Affiliation:
1. Radboudumc, Otorhinolaryngology, Head and Neck Surgery Nijmegen The Netherlands
2. INSEAD Asia Campus Singapore Singapore
3. Fontys University of Applied Sciences Eindhoven Noord‐Brabant The Netherlands
Abstract
AbstractTalk by members of executive hospital boards influences the organizational positioning of nurses. Talk is a relational leadership practice. Using a qualitative‐interpretive design we organized focus group meetings wherein members of executive hospital boards (7), nurses (14), physicians (7), and managers (6), from 15 Dutch hospitals, discussed the organizational positioning of nursing during COVID crisis. We found that members of executive hospital boards consider the positioning of nursing in crisis a task of nurses themselves and not as a collective, interdependent, and/or specific board responsibility.
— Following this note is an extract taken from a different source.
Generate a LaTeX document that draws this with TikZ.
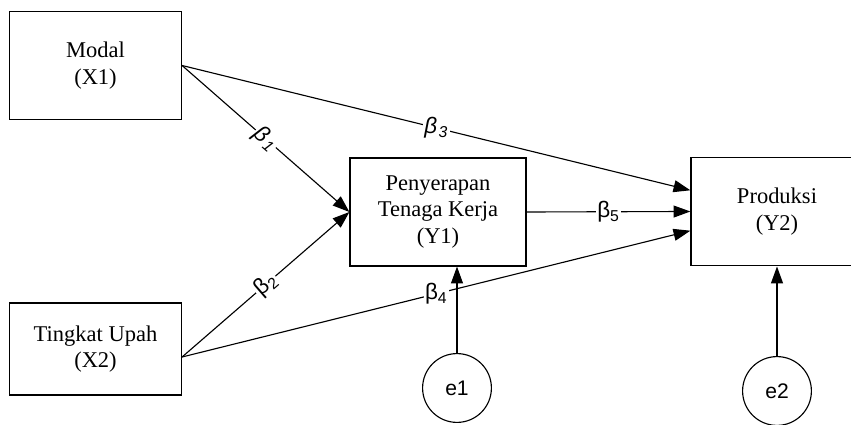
\documentclass[tikz,border=0pt]{standalone}
\usepackage{fontspec}
\setmainfont{Liberation Serif}
\newfontfamily\lblfont{Liberation Sans}
\usetikzlibrary{arrows.meta,calc}
\newcommand{\bcoef}[1]{{\lblfont β\textsubscript{#1}}}
\newcommand{\bcoefit}[1]{{\lblfont\itshape β\kern1pt\textsubscript{#1}}}

\begin{document}
\begin{tikzpicture}[x=0.025cm,y=-0.025cm]
\tikzstyle{var}=[draw,line width=0.8pt,align=center,font=\fontsize{16}{19}\selectfont,
  minimum width=4.3cm,inner sep=0pt]
\tikzstyle{err}=[draw,circle,line width=0.8pt,minimum size=1.72cm,
  font=\lblfont\fontsize{15}{18}\selectfont]
\tikzstyle{path}=[line width=0.8pt,-{Triangle[length=12pt,width=8.5pt]}]
\tikzstyle{coef}=[fill=white,inner sep=1pt,font=\fontsize{16}{18}\selectfont]
\useasboundingbox (0,0) rectangle (851,425);
%exogenous
\node[var,minimum height=2.68cm] (modal) at (95.5,65.5) {Modal\\(X1)};
\node[var,minimum height=2.3cm] (upah) at (95.5,349) {Tingkat Upah\\(X2)};
%endogenous
\node[var,minimum width=4.4cm,minimum height=2.7cm] (kerja) at (438,212) {Penyerapan\\Tenaga Kerja\\(Y1)};
\node[var,minimum height=2.72cm] (prod) at (777,211.5) {Produksi\\(Y2)};
%errors
\node[err] (e1) at (457,388) {e1};
\node[err] (e2) at (777,391) {e2};
\coordinate (upahout) at ([yshift=-0.2cm]upah.east);
\draw[path] (modal.east) -- node[coef,sloped] {\bcoefit{1}} (kerja.west);
\draw[path] (upahout) -- node[coef,sloped] {\bcoef{2}} (kerja.west);
\draw[path] (modal.east) -- node[coef] {\bcoefit{3}} ([yshift=0.53cm]prod.west);
\draw[path] (upahout) -- node[coef] {\bcoef{4}} ([yshift=-0.48cm]prod.west);
\draw[path] (kerja.east) -- node[coef] {\bcoef{5}} (prod.west);
\draw[path] (e1.north) -- (e1 |- kerja.south);
\draw[path] (e2.north) -- (prod.south);
\end{tikzpicture}
\end{document}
Furthermore, members of executive hospital boards talk about the nursing profession as (1) more practical than strategic, (2) ambiguous in positioning, and (3) distinctive from the medical profession. Such talk seemingly contrasts with the notion of interdependence that highlights how actors depend on each other in interaction. Interdependence is central to collaboration in hospital crises. In this paper, therefore, we depart from the members of executive hospital boards as leader and “positioner,” and focus on talk—as a discursive leadership practice—to illuminate leadership and governance in hospitals in crisis, as social, interdependent processes.